The Last Avengers Story





Granted, in the Marvel Cinematic Universe this isn't due until the end of the decade.




Being an Avenger has been compared to being a movie actor: mostly sitting around and waiting, punctuated by occasional action.


But in the comics, this awesome two-part story I've read through twice already by Peter David and Ariel Olivetti (ISBN 978785102182) which pushes the Marvel premier super-team to ... TODAY with its references to twenty years ago -- as its original publication date was 1996 -- has had a lot go on before. Super heroes as a whole got split by the government having them round up super villains and then without the heroes' knowledge executing them.


That's the problem with heroes, really. Their only purpose in life is to thwart others. They make no plans, develop no strategies. They react instead of act.

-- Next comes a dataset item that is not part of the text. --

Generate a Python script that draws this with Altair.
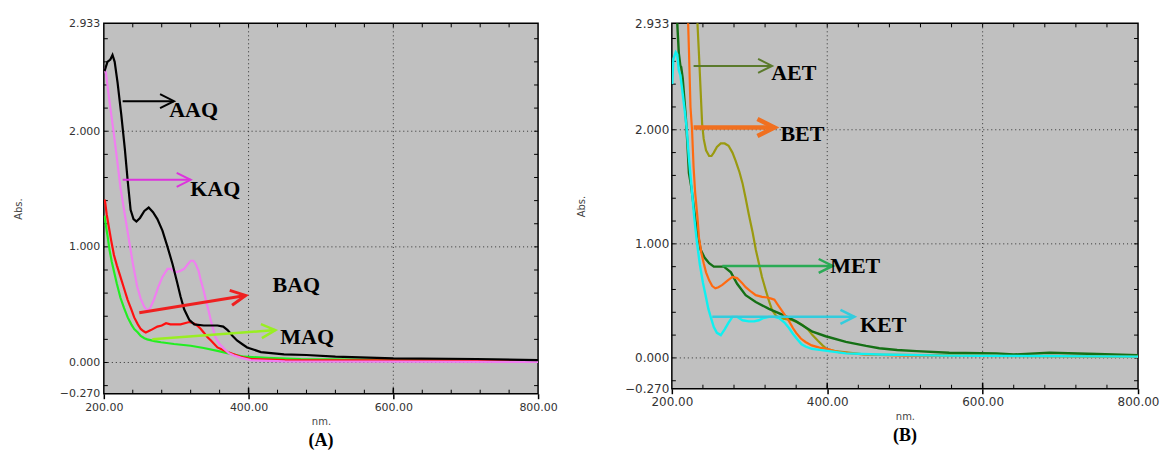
import altair as alt
import pandas as pd

# ---------------- Panel A data ----------------
AAQ_NM = [201, 205, 209, 212, 215, 219, 224, 229, 233, 237, 241, 245, 250, 256, 262, 268, 274, 281, 288, 295,
          301, 306, 311, 318, 325, 338, 357, 365, 371, 378, 384, 391, 398, 417, 449, 480, 520, 600, 715, 800]
AAQ_AB = [2.52, 2.60, 2.62, 2.66, 2.60, 2.42, 2.15, 1.85, 1.57, 1.32, 1.24, 1.22, 1.25, 1.31, 1.34, 1.30, 1.24, 1.14, 1.00, 0.85,
          0.70, 0.57, 0.46, 0.37, 0.33, 0.32, 0.32, 0.31, 0.28, 0.23, 0.19, 0.16, 0.13, 0.09, 0.07, 0.065, 0.05, 0.035, 0.03, 0.02]

KAQ_NM = [201, 203, 208, 214, 219, 223, 229, 235, 240, 246, 251, 256, 260, 264, 269, 275, 281, 288, 293, 299, 305, 311,
          316, 320, 324, 327, 331, 334, 338, 341, 345, 348, 354, 360, 366, 373, 380, 390, 403, 450, 800]
KAQ_AB = [2.55, 2.50, 2.25, 1.97, 1.72, 1.51, 1.28, 1.05, 0.86, 0.66, 0.55, 0.48, 0.45, 0.47, 0.54, 0.65, 0.74, 0.81, 0.81, 0.78, 0.79, 0.81,
          0.85, 0.88, 0.88, 0.85, 0.79, 0.71, 0.62, 0.54, 0.44, 0.36, 0.22, 0.16, 0.12, 0.08, 0.06, 0.04, 0.02, 0.01, 0.005]

BAQ_NM = [201, 202, 204, 207, 210, 214, 218, 223, 228, 233, 238, 242, 247, 251, 255, 258, 265, 274, 280, 286, 292, 306,
          318, 324, 329, 334, 338, 343, 348, 357, 371, 389, 403, 450, 800]
BAQ_AB = [1.41, 1.38, 1.28, 1.17, 1.06, 0.93, 0.84, 0.74, 0.64, 0.54, 0.46, 0.39, 0.33, 0.29, 0.27, 0.26, 0.28, 0.31, 0.32, 0.34, 0.33, 0.33,
          0.35, 0.34, 0.32, 0.29, 0.26, 0.22, 0.19, 0.13, 0.09, 0.05, 0.03, 0.02, 0.015]

MAQ_NM = [201, 203, 205, 208, 211, 214, 218, 223, 228, 233, 238, 242, 247, 251, 256, 260, 270, 279, 297, 320, 338, 357,
          375, 394, 426, 472, 550, 800]
MAQ_AB = [1.27, 1.18, 1.10, 0.97, 0.87, 0.79, 0.68, 0.56, 0.47, 0.39, 0.33, 0.29, 0.26, 0.23, 0.21, 0.20, 0.185, 0.175, 0.16, 0.145, 0.125, 0.10,
          0.075, 0.05, 0.04, 0.03, 0.025, 0.02]

# ---------------- Panel B data ----------------
AET_NM = [231, 233, 235, 237, 239, 241, 244, 248, 251, 254, 258, 263, 268, 273, 278, 282, 287, 291, 295, 299, 304, 308,
          312, 316, 321, 325, 329, 334, 338, 347, 355, 362, 368, 375, 381, 388, 394, 399, 410, 450, 800]
AET_AB = [3.20, 2.93, 2.65, 2.35, 2.05, 1.92, 1.82, 1.77, 1.77, 1.80, 1.85, 1.88, 1.88, 1.86, 1.80, 1.73, 1.63, 1.53, 1.40, 1.26, 1.10, 0.95,
          0.83, 0.71, 0.59, 0.50, 0.42, 0.37, 0.35, 0.34, 0.33, 0.31, 0.29, 0.25, 0.20, 0.15, 0.11, 0.08, 0.06, 0.03, 0.01]

BET_NM = [220, 221, 222, 223, 224, 226, 228, 230, 233, 235, 238, 241, 244, 248, 252, 256, 260, 265, 272, 278, 284, 290,
          295, 302, 308, 316, 323, 328, 332, 336, 340, 346, 351, 356, 360, 366, 372, 380, 390, 399, 415, 446, 500, 800]
BET_AB = [3.20, 2.93, 2.70, 2.45, 2.20, 2.00, 1.67, 1.45, 1.23, 1.05, 0.92, 0.83, 0.75, 0.68, 0.63, 0.61, 0.62, 0.64, 0.68, 0.71, 0.70, 0.66,
          0.62, 0.58, 0.55, 0.535, 0.53, 0.52, 0.51, 0.47, 0.43, 0.37, 0.32, 0.26, 0.22, 0.17, 0.14, 0.11, 0.09, 0.08, 0.05, 0.03, 0.02, 0.01]

MET_NM = [206, 207, 208, 209, 211, 212, 214, 216, 218, 220, 222, 225, 229, 232, 235, 237, 242, 248, 254, 267, 276, 284,
          295, 308, 325, 342, 360, 381, 398, 424, 450, 467, 490, 515, 557, 618, 640, 686, 747, 800]
MET_AB = [3.20, 2.93, 2.80, 2.67, 2.56, 2.55, 2.45, 2.28, 2.11, 1.88, 1.62, 1.50, 1.28, 1.12, 1.03, 0.95, 0.88, 0.83, 0.80, 0.80, 0.75, 0.65,
          0.55, 0.49, 0.43, 0.38, 0.32, 0.23, 0.19, 0.14, 0.105, 0.085, 0.07, 0.06, 0.045, 0.04, 0.03, 0.045, 0.035, 0.024]

KET_NM = [200.5, 202, 205, 207, 209, 211, 213, 216, 219, 222, 226, 229, 232, 236, 240, 244, 247, 250, 254, 258, 263, 268,
          273, 278, 284, 291, 299, 306, 312, 318, 325, 332, 338, 345, 351, 356, 362, 367, 372, 380, 390, 424, 467, 550, 800]
KET_AB = [2.40, 2.62, 2.68, 2.66, 2.52, 2.48, 2.37, 2.20, 2.02, 1.75, 1.45, 1.22, 1.03, 0.82, 0.66, 0.53, 0.43, 0.36, 0.27, 0.22, 0.20, 0.25,
          0.31, 0.36, 0.36, 0.33, 0.32, 0.32, 0.33, 0.35, 0.36, 0.36, 0.35, 0.31, 0.26, 0.21, 0.16, 0.12, 0.10, 0.08, 0.07, 0.04, 0.03, 0.02, 0.011]

# ---------------- arrows and labels ----------------
A_ARROW_NAMES = ["AAQ", "KAQ", "BAQ", "MAQ"]
A_ARROW_X1 = [226, 226, 249, 267]
A_ARROW_Y1 = [2.26, 1.58, 0.43, 0.20]
A_ARROW_X2 = [297, 320, 396, 437]
A_ARROW_Y2 = [2.26, 1.58, 0.58, 0.28]
A_LABEL_X = [324, 354, 466, 481]
A_LABEL_Y = [2.18, 1.50, 0.67, 0.22]

B_ARROW_NAMES = ["AET", "BET", "MET", "KET"]
B_ARROW_X1 = [228, 228, 265, 252]
B_ARROW_Y1 = [2.56, 2.02, 0.806, 0.36]
B_ARROW_X2 = [329, 332, 407, 435]
B_ARROW_Y2 = [2.56, 2.02, 0.806, 0.36]
B_LABEL_X = [357, 368, 436, 472]
B_LABEL_Y = [2.50, 1.96, 0.81, 0.29]

X_LABELS = [200, 400, 600, 800]
Y_LABELS = [-0.270, 0.000, 1.000, 2.000, 2.933]
X_GRID = [400, 600]
Y_GRID = [0, 1, 2]
X_MINOR = [240, 280, 320, 360, 400, 440, 480, 520, 560, 600, 640, 680, 720, 760]
Y_MINOR = [-0.2, 0.0, 0.2, 0.4, 0.6, 0.8, 1.0, 1.2, 1.4, 1.6, 1.8, 2.0, 2.2, 2.4, 2.6, 2.8]

X_DOMAIN = [200, 800]
Y_DOMAIN = [-0.270, 2.933]

CHEVRON = "M-1,-0.5L0,0L-1,0.5"


def panel(curves, arrows, labels, width, height, label_size, caption, title_pad, label_pad):
    xs = alt.Scale(domain=X_DOMAIN, nice=False, zero=False)
    ys = alt.Scale(domain=Y_DOMAIN, nice=False, zero=False)
    xaxis = alt.Axis(values=X_LABELS, format=".2f", labelFlush=False, domain=False, grid=False,
                     ticks=True, tickSize=5, tickWidth=1.5, tickColor="#000", labelPadding=3,
                     labelFont="DejaVu Sans", labelFontSize=label_size, labelColor="#333",
                     title="nm.", titleFont="DejaVu Sans", titleFontSize=10, titleFontWeight="normal",
                     titleColor="#444", titlePadding=4)
    yaxis = alt.Axis(values=Y_LABELS, format=".3f", labelFlush=False, domain=False, grid=False,
                     ticks=False, labelPadding=label_pad,
                     labelFont="DejaVu Sans", labelFontSize=label_size, labelColor="#333",
                     title="Abs.", titleFont="DejaVu Sans", titleFontSize=10, titleFontWeight="normal",
                     titleColor="#444", titlePadding=title_pad)

    layers = []
    # grid lines
    gx = alt.Chart(pd.DataFrame({"g": X_GRID})).mark_rule(color="#303030", strokeDash=[1, 3], strokeWidth=1).encode(
        x=alt.X("g:Q", scale=xs, axis=xaxis), y=alt.value(0), y2=alt.value(height))
    gy = alt.Chart(pd.DataFrame({"g": Y_GRID})).mark_rule(color="#303030", strokeDash=[1, 3], strokeWidth=1).encode(
        y=alt.Y("g:Q", scale=ys, axis=yaxis), x=alt.value(0), x2=alt.value(width))
    layers += [gx, gy]

    # minor ticks (inward) on four sides
    tx = pd.DataFrame({"t": X_MINOR})
    ty = pd.DataFrame({"t": Y_MINOR})
    layers.append(alt.Chart(tx).mark_rule(color="#000", strokeWidth=1).encode(
        x=alt.X("t:Q", scale=xs), y=alt.value(height), y2=alt.value(height - 4)))
    layers.append(alt.Chart(tx).mark_rule(color="#000", strokeWidth=1).encode(
        x=alt.X("t:Q", scale=xs), y=alt.value(0), y2=alt.value(4)))
    layers.append(alt.Chart(ty).mark_rule(color="#000", strokeWidth=1).encode(
        y=alt.Y("t:Q", scale=ys), x=alt.value(0), x2=alt.value(4)))
    layers.append(alt.Chart(ty).mark_rule(color="#000", strokeWidth=1).encode(
        y=alt.Y("t:Q", scale=ys), x=alt.value(width), x2=alt.value(width - 4)))
    layers.append(alt.Chart(pd.DataFrame({"t": X_GRID})).mark_rule(color="#000", strokeWidth=1.5).encode(
        x=alt.X("t:Q", scale=xs), y=alt.value(height), y2=alt.value(height - 6)))

    # curves
    for nm, ab, color, w in curves:
        df = pd.DataFrame({"nm": nm, "abs": ab})
        layers.append(alt.Chart(df).mark_line(color=color, strokeWidth=w, clip=True).encode(
            x=alt.X("nm:Q", scale=xs), y=alt.Y("abs:Q", scale=ys)))

    # arrows
    names, x1, y1, x2, y2, colors, widths, heads, angles = arrows
    for i in range(len(names)):
        df = pd.DataFrame({"x1": [x1[i]], "y1": [y1[i]], "x2": [x2[i]], "y2": [y2[i]]})
        layers.append(alt.Chart(df).mark_rule(color=colors[i], strokeWidth=widths[i]).encode(
            x=alt.X("x1:Q", scale=xs), y=alt.Y("y1:Q", scale=ys), x2="x2:Q", y2="y2:Q"))
        layers.append(alt.Chart(df).mark_point(shape=CHEVRON, filled=False, size=heads[i], color=colors[i],
                                               strokeWidth=widths[i], opacity=1, angle=angles[i]).encode(
            x=alt.X("x2:Q", scale=xs), y=alt.Y("y2:Q", scale=ys)))

    # labels
    lnames, lx, ly = labels
    ldf = pd.DataFrame({"t": lnames, "x": lx, "y": ly})
    layers.append(alt.Chart(ldf).mark_text(font="Liberation Serif", fontWeight="bold", fontSize=22,
                                           color="#000", align="center", baseline="middle").encode(
        x=alt.X("x:Q", scale=xs), y=alt.Y("y:Q", scale=ys), text="t:N"))

    return alt.layer(*layers).properties(
        width=width, height=height,
        title=alt.TitleParams(caption, orient="bottom", anchor="middle", font="Liberation Serif",
                              fontSize=18, fontWeight="bold", color="#000", offset=5))


chart_a = panel(
    [(MAQ_NM, MAQ_AB, "#22ee22", 2.2), (BAQ_NM, BAQ_AB, "#ff1010", 2.2),
     (KAQ_NM, KAQ_AB, "#f07ef0", 2.2), (AAQ_NM, AAQ_AB, "#000000", 2.2)],
    (A_ARROW_NAMES, A_ARROW_X1, A_ARROW_Y1, A_ARROW_X2, A_ARROW_Y2,
     ["#000000", "#dd33dd", "#ee2020", "#99ee22"], [2, 2, 3, 2.5], [784, 784, 900, 784], [0, 0, 351, 356]),
    (A_ARROW_NAMES, A_LABEL_X, A_LABEL_Y),
    435, 371, 11, "(A)", 36, 4)

chart_b = panel(
    [(AET_NM, AET_AB, "#9a9a10", 2.2), (MET_NM, MET_AB, "#157015", 2.4),
     (BET_NM, BET_AB, "#ff6a10", 2.2), (KET_NM, KET_AB, "#10f0f0", 2.4)],
    (B_ARROW_NAMES, B_ARROW_X1, B_ARROW_Y1, B_ARROW_X2, B_ARROW_Y2,
     ["#5b7a2c", "#f07020", "#2aaa55", "#33ccdd"], [2, 4.5, 2.5, 2.5], [784, 1156, 784, 784], [0, 0, 0, 0]),
    (B_ARROW_NAMES, B_LABEL_X, B_LABEL_Y),
    467, 366, 12, "(B)", 38, 3)

chart = alt.hconcat(chart_a, chart_b, spacing=17).properties(
    padding={"left": 12, "top": 16, "right": 0, "bottom": 2}
).configure_view(fill="#c0c0c0", stroke="#000", strokeWidth=1.5)

chart.save("out.html", embed_options={"renderer": "svg", "actions": False})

Some retired, some quit, some got torn to pieces by the Hulk (oh yes!), some went into seclusion, and that's where we find Henry Pym, the scientist who developed "Pym Particles" to help people shrink and grow and used them himself as Ant-Man then Giant-Man and on his wife Janet as the Wasp. Long term exposure to the particles has forced Janet to shrink an inch a year, and Hank's trying to stop that.


Without villains, heroes would stagnate. Without heroes, villains would be running the world.




Then comes the news that the latest team of Avengers was killed in an atomic blast. And Pym's challenged by his creation and "son" Ultron that he and other major Avengers foes want to wipe them out, team to team. With no small help from another great and future adversary of the Avengers, Kang who actually IS from the future, the villains and the team Pym's gathered in a largely blasted world meet in Greenwich Village and fight it out. And mostly die.


Heroes have morals. Villains have work ethic.




I'm not sure this has a happy ending like most heroes' tales you expect to, but it does have closure. Fathers and sons reconcile, figuring out that their love for one another is more important than their failures to them (see Hank Pym and Ultron, Ultron to the Vision, the Vision with Billy and Tommy Maximoff -- how does an android have children? in that last case, it's magic), and the "good guys" do win without losing what makes them good. That is a constant fight, isn't it?


HANK PYM: And you, Cap? What would make you quit?


CAPTAIN AMERICA: Death. Maybe.


Our previous between paragraph narration has come courtesy of Ultron 59, and the latest iteration of him the Avengers from this story encountered was Ultron 19 nearly twenty years ago! You figure it out. Meanwhile in my world, we got the kids home last night after I got off work and filled all ourselves up with pizza, and today they're with Grandma and Grandpa and Josceline and Margaret and Breanna to Bismarck and back. And tonight we'll be home and bid them the best!